_Stated task_
Copy the listing below in full and skip every picture.

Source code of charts
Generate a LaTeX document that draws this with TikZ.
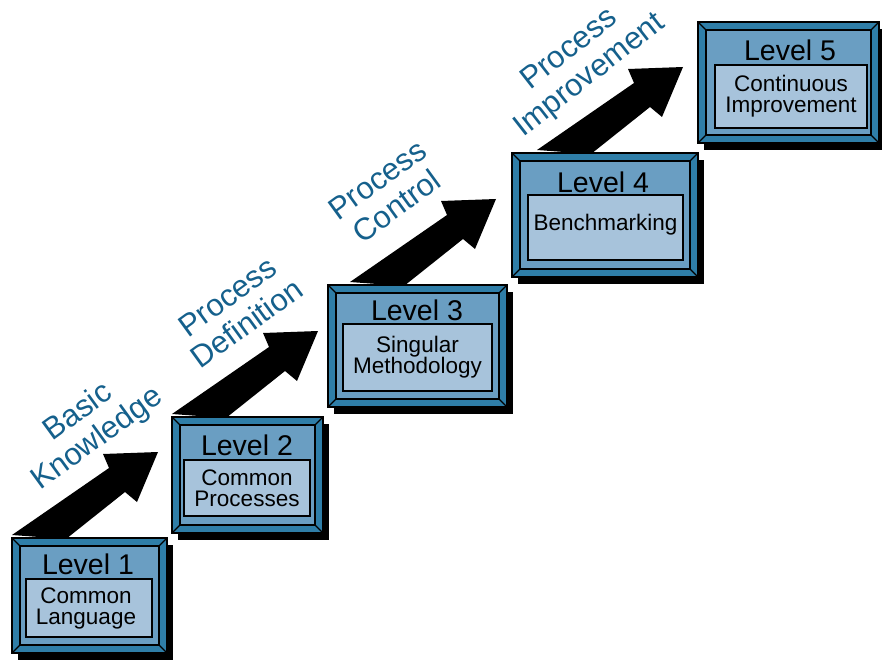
\documentclass[tikz,border=0pt]{standalone}
\usepackage{fontspec}
\setmainfont{Liberation Sans}
\usetikzlibrary{calc,fit,backgrounds}
\definecolor{bevelc}{HTML}{2F7EA8}
\definecolor{facec}{HTML}{6A9EC2}
\definecolor{labc}{HTML}{A7C3DB}
\definecolor{labtext}{HTML}{15608C}
\tikzset{
  bevelbox/.style={draw=black, fill=bevelc, line width=2pt, inner sep=0pt, outer sep=0pt},
  facebox/.style={draw=black, fill=facec, line width=1.3pt},
  cornerline/.style={draw=black, line width=1.2pt},
  labbox/.style={draw=black, fill=labc, line width=2pt, inner sep=0pt, outer sep=0pt},
  boxshadow/.style={fill=black},
  lvltext/.style={font=\fontsize{28.5}{28}\selectfont, inner sep=0pt},
  intext/.style={font=\fontsize{22.5}{21}\selectfont, align=center, inner sep=0pt},
  steptext/.style={text=labtext, font=\fontsize{31}{33}\selectfont, align=center, rotate=36, inner sep=0pt},
  bigarrow/.style={fill=black}
}
\newcommand\lvlbox[9]{%
  \fill[boxshadow] (#2+6,#3+7) rectangle (#4+6,#5+7);
  \coordinate (#1nw) at (#2,#3);
  \coordinate (#1se) at (#4,#5);
  \node[bevelbox, fit=(#1nw)(#1se)] (#1) {};
  \draw[facebox] (#2+8,#3+8) rectangle (#4-8,#5-8);
  \draw[cornerline] (#2,#3) -- (#2+8,#3+8) (#4,#3) -- (#4-8,#3+8)
    (#2,#5) -- (#2+8,#5-8) (#4,#5) -- (#4-8,#5-8);
  \coordinate (#1lnw) at (#6,#7);
  \coordinate (#1lse) at (#8,#9);
  \node[labbox, fit=(#1lnw)(#1lse)] (#1l) {};
}
\newcommand\arrowshape{(0,-3) -- (97,-70) -- (91,-84) -- (146,-86) -- (125,-36) -- (113,-46) -- (54,1) -- cycle}
\begin{document}
\begin{tikzpicture}[x=1pt,y=-1pt]
\useasboundingbox (0,0) rectangle (882,660);

% boxes
\lvlbox{b1}{12}{538}{167}{653}{26}{579}{152}{637}
\lvlbox{b2}{172}{417}{323}{533}{184}{460}{310}{516}
\lvlbox{b3}{328}{285}{507}{407}{343}{324}{492}{391}
\lvlbox{b4}{512}{153}{698}{277}{528}{195}{683}{260}
\lvlbox{b5}{698}{22}{879}{143}{715}{65}{867}{128}

% level titles
\node[lvltext] (t1) at (88,564) {Level 1};
\node[lvltext] (t2) at (247,445) {Level 2};
\node[lvltext] (t3) at (417,310) {Level 3};
\node[lvltext] (t4) at (603,182) {Level 4};
\node[lvltext] (t5) at (790,50) {Level 5};

% inner labels
\node[intext] (i1) at ($(b1l)+(-3,0)$) {Common\\Language};
\node[intext] (i2) at (b2l) {Common\\Processes};
\node[intext] (i3) at (b3l) {Singular\\Methodology};
\node[intext] (i4) at ($(b4l)+(0,-3)$) {Benchmarking};
\node[intext] (i5) at (b5l) {Continuous\\Improvement};

% arrows behind boxes
\begin{pgfonlayer}{background}
\fill[bigarrow, shift={(b1.north west)}] \arrowshape;
\fill[bigarrow, shift={(b2.north west)}] \arrowshape;
\fill[bigarrow, shift={($(b3.north west)+(22,0)$)}] \arrowshape;
\fill[bigarrow, shift={($(b4.north west)+(25,0)$)}] \arrowshape;
\end{pgfonlayer}

% step labels
\node[steptext] (s1) at (88,426) {Basic\\Knowledge};
\node[steptext] (s2) at (237,310) {Process\\Definition};
\node[steptext] (s3) at (387,193) {Process\\Control};
\node[steptext, rotate=2] (s4) at (580,63) {Process\\Improvement};
\end{tikzpicture}
\end{document}
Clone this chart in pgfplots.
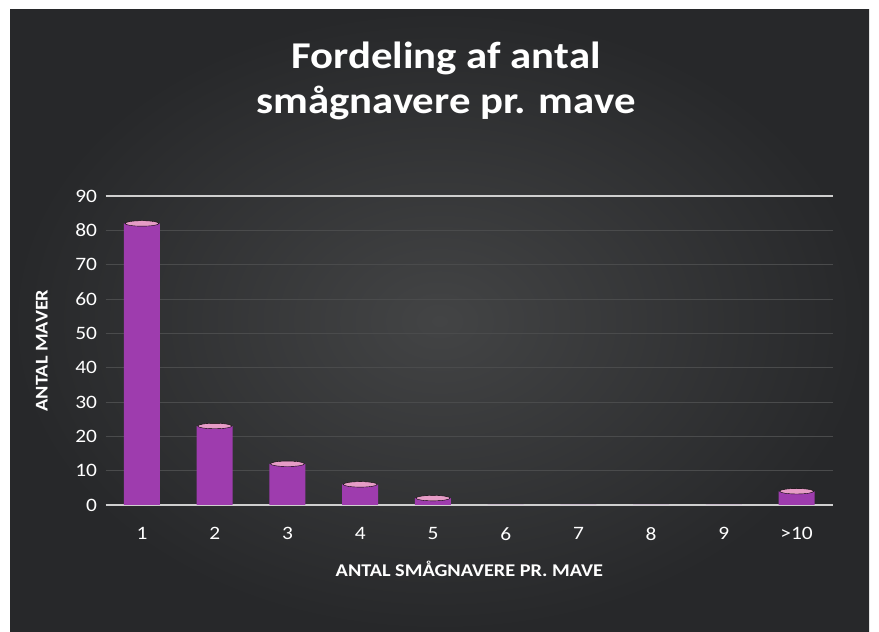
\documentclass[border=0pt]{standalone}
\usepackage{fontspec}
\setmainfont{Carlito}[FakeStretch=1.13]
\usepackage{pgfplots}
\pgfplotsset{compat=1.18}
\definecolor{bgout}{HTML}{27282A}
\definecolor{bgin}{HTML}{434445}
\definecolor{barfill}{HTML}{9E3CAE}
\definecolor{barcap}{HTML}{E69CC6}
\definecolor{gridc}{HTML}{4A4B4C}
\definecolor{axc}{HTML}{CFCFCF}
\begin{document}
\begin{tikzpicture}[x=1bp,y=1bp]
\fill[white] (0,0) rectangle (879,632);
\shade[inner color=bgin, outer color=bgout] (10,0) rectangle (869,622);
\node[text=white, font=\fontsize{38}{45}\selectfont\bfseries, align=center] at (446,551) {Fordeling af antal\\smågnavere pr. mave};
\begin{axis}[
  at={(105.6bp,127bp)}, anchor=south west,
  scale only axis, width=727.4bp, height=309bp,
  xmin=0.5, xmax=10.5, ymin=0, ymax=90,
  ytick={0,10,...,90},
  xtick={1,...,10},
  xticklabels={1,2,3,4,5,6,7,8,9,>10},
  axis line style={draw=none},
  major tick length=0pt,
  ymajorgrids, grid style={gridc, line width=0.8bp},
  extra y ticks={0,90}, extra y tick labels={},
  extra y tick style={grid style={axc, line width=1.8bp}},
  tick label style={text=white, font=\fontsize{19}{22}\selectfont},
  /pgf/number format/assume math mode=true,
  xticklabel style={yshift=-19bp},
  yticklabel style={xshift=-5bp},
  xlabel={ANTAL SMÅGNAVERE PR. MAVE},
  ylabel={ANTAL MAVER},
  label style={text=white, font=\fontsize{18}{21}\selectfont\bfseries},
  xlabel style={yshift=-14bp},
  ylabel style={yshift=21bp},
]
\addplot[ybar, bar width=36bp, fill=barfill, draw=none] coordinates {
(1,82) (2,23) (3,12) (4,6) (5,2) (6,0) (7,0) (8,0) (9,0) (10,4)};
\addplot[only marks, mark=*, mark size=17bp, mark options={fill=barcap, draw=none, yscale=0.16}] coordinates {
(1,82) (2,23) (3,12) (4,6) (5,2) (10,4)};
\end{axis}
\end{tikzpicture}
\end{document}
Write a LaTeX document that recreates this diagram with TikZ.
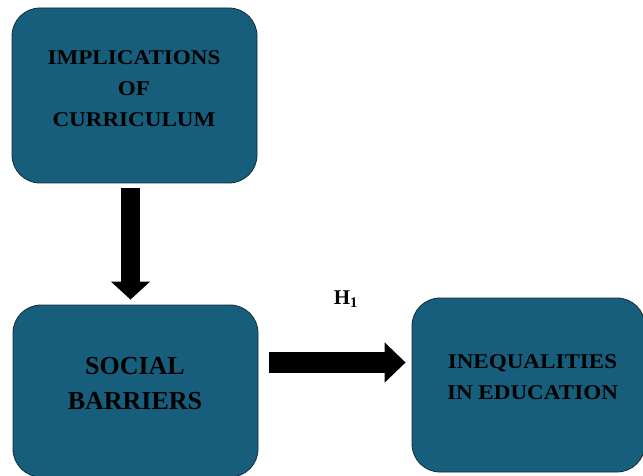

_Output for this exercise_
Generate a LaTeX document that draws this with TikZ.
\documentclass[tikz,border=0pt]{standalone}
\usepackage{fontspec}
\setmainfont{Liberation Sans}
\usetikzlibrary{calc,fit,backgrounds}
\definecolor{bevelc}{HTML}{2F7EA8}
\definecolor{facec}{HTML}{6A9EC2}
\definecolor{labc}{HTML}{A7C3DB}
\definecolor{labtext}{HTML}{15608C}
\tikzset{
  bevelbox/.style={draw=black, fill=bevelc, line width=2pt, inner sep=0pt, outer sep=0pt},
  facebox/.style={draw=black, fill=facec, line width=1.3pt},
  cornerline/.style={draw=black, line width=1.2pt},
  labbox/.style={draw=black, fill=labc, line width=2pt, inner sep=0pt, outer sep=0pt},
  boxshadow/.style={fill=black},
  lvltext/.style={font=\fontsize{28.5}{28}\selectfont, inner sep=0pt},
  intext/.style={font=\fontsize{22.5}{21}\selectfont, align=center, inner sep=0pt},
  steptext/.style={text=labtext, font=\fontsize{31}{33}\selectfont, align=center, rotate=36, inner sep=0pt},
  bigarrow/.style={fill=black}
}
\newcommand\lvlbox[9]{%
  \fill[boxshadow] (#2+6,#3+7) rectangle (#4+6,#5+7);
  \coordinate (#1nw) at (#2,#3);
  \coordinate (#1se) at (#4,#5);
  \node[bevelbox, fit=(#1nw)(#1se)] (#1) {};
  \draw[facebox] (#2+8,#3+8) rectangle (#4-8,#5-8);
  \draw[cornerline] (#2,#3) -- (#2+8,#3+8) (#4,#3) -- (#4-8,#3+8)
    (#2,#5) -- (#2+8,#5-8) (#4,#5) -- (#4-8,#5-8);
  \coordinate (#1lnw) at (#6,#7);
  \coordinate (#1lse) at (#8,#9);
  \node[labbox, fit=(#1lnw)(#1lse)] (#1l) {};
}
\newcommand\arrowshape{(0,-3) -- (97,-70) -- (91,-84) -- (146,-86) -- (125,-36) -- (113,-46) -- (54,1) -- cycle}
\begin{document}
\begin{tikzpicture}[x=1pt,y=-1pt]
\useasboundingbox (0,0) rectangle (882,660);

% boxes
\lvlbox{b1}{12}{538}{167}{653}{26}{579}{152}{637}
\lvlbox{b2}{172}{417}{323}{533}{184}{460}{310}{516}
\lvlbox{b3}{328}{285}{507}{407}{343}{324}{492}{391}
\lvlbox{b4}{512}{153}{698}{277}{528}{195}{683}{260}
\lvlbox{b5}{698}{22}{879}{143}{715}{65}{867}{128}

% level titles
\node[lvltext] (t1) at (88,564) {Level 1};
\node[lvltext] (t2) at (247,445) {Level 2};
\node[lvltext] (t3) at (417,310) {Level 3};
\node[lvltext] (t4) at (603,182) {Level 4};
\node[lvltext] (t5) at (790,50) {Level 5};

% inner labels
\node[intext] (i1) at ($(b1l)+(-3,0)$) {Common\\Language};
\node[intext] (i2) at (b2l) {Common\\Processes};
\node[intext] (i3) at (b3l) {Singular\\Methodology};
\node[intext] (i4) at ($(b4l)+(0,-3)$) {Benchmarking};
\node[intext] (i5) at (b5l) {Continuous\\Improvement};

% arrows behind boxes
\begin{pgfonlayer}{background}
\fill[bigarrow, shift={(b1.north west)}] \arrowshape;
\fill[bigarrow, shift={(b2.north west)}] \arrowshape;
\fill[bigarrow, shift={($(b3.north west)+(22,0)$)}] \arrowshape;
\fill[bigarrow, shift={($(b4.north west)+(25,0)$)}] \arrowshape;
\end{pgfonlayer}

% step labels
\node[steptext] (s1) at (88,426) {Basic\\Knowledge};
\node[steptext] (s2) at (237,310) {Process\\Definition};
\node[steptext] (s3) at (387,193) {Process\\Control};
\node[steptext, rotate=2] (s4) at (580,63) {Process\\Improvement};
\end{tikzpicture}
\end{document}
Clone this chart in pgfplots.
\documentclass[border=0pt]{standalone}
\usepackage{fontspec}
\setmainfont{Carlito}[FakeStretch=1.13]
\usepackage{pgfplots}
\pgfplotsset{compat=1.18}
\definecolor{bgout}{HTML}{27282A}
\definecolor{bgin}{HTML}{434445}
\definecolor{barfill}{HTML}{9E3CAE}
\definecolor{barcap}{HTML}{E69CC6}
\definecolor{gridc}{HTML}{4A4B4C}
\definecolor{axc}{HTML}{CFCFCF}
\begin{document}
\begin{tikzpicture}[x=1bp,y=1bp]
\fill[white] (0,0) rectangle (879,632);
\shade[inner color=bgin, outer color=bgout] (10,0) rectangle (869,622);
\node[text=white, font=\fontsize{38}{45}\selectfont\bfseries, align=center] at (446,551) {Fordeling af antal\\smågnavere pr. mave};
\begin{axis}[
  at={(105.6bp,127bp)}, anchor=south west,
  scale only axis, width=727.4bp, height=309bp,
  xmin=0.5, xmax=10.5, ymin=0, ymax=90,
  ytick={0,10,...,90},
  xtick={1,...,10},
  xticklabels={1,2,3,4,5,6,7,8,9,>10},
  axis line style={draw=none},
  major tick length=0pt,
  ymajorgrids, grid style={gridc, line width=0.8bp},
  extra y ticks={0,90}, extra y tick labels={},
  extra y tick style={grid style={axc, line width=1.8bp}},
  tick label style={text=white, font=\fontsize{19}{22}\selectfont},
  /pgf/number format/assume math mode=true,
  xticklabel style={yshift=-19bp},
  yticklabel style={xshift=-5bp},
  xlabel={ANTAL SMÅGNAVERE PR. MAVE},
  ylabel={ANTAL MAVER},
  label style={text=white, font=\fontsize{18}{21}\selectfont\bfseries},
  xlabel style={yshift=-14bp},
  ylabel style={yshift=21bp},
]
\addplot[ybar, bar width=36bp, fill=barfill, draw=none] coordinates {
(1,82) (2,23) (3,12) (4,6) (5,2) (6,0) (7,0) (8,0) (9,0) (10,4)};
\addplot[only marks, mark=*, mark size=17bp, mark options={fill=barcap, draw=none, yscale=0.16}] coordinates {
(1,82) (2,23) (3,12) (4,6) (5,2) (10,4)};
\end{axis}
\end{tikzpicture}
\end{document}
Write a LaTeX document that recreates this diagram with TikZ.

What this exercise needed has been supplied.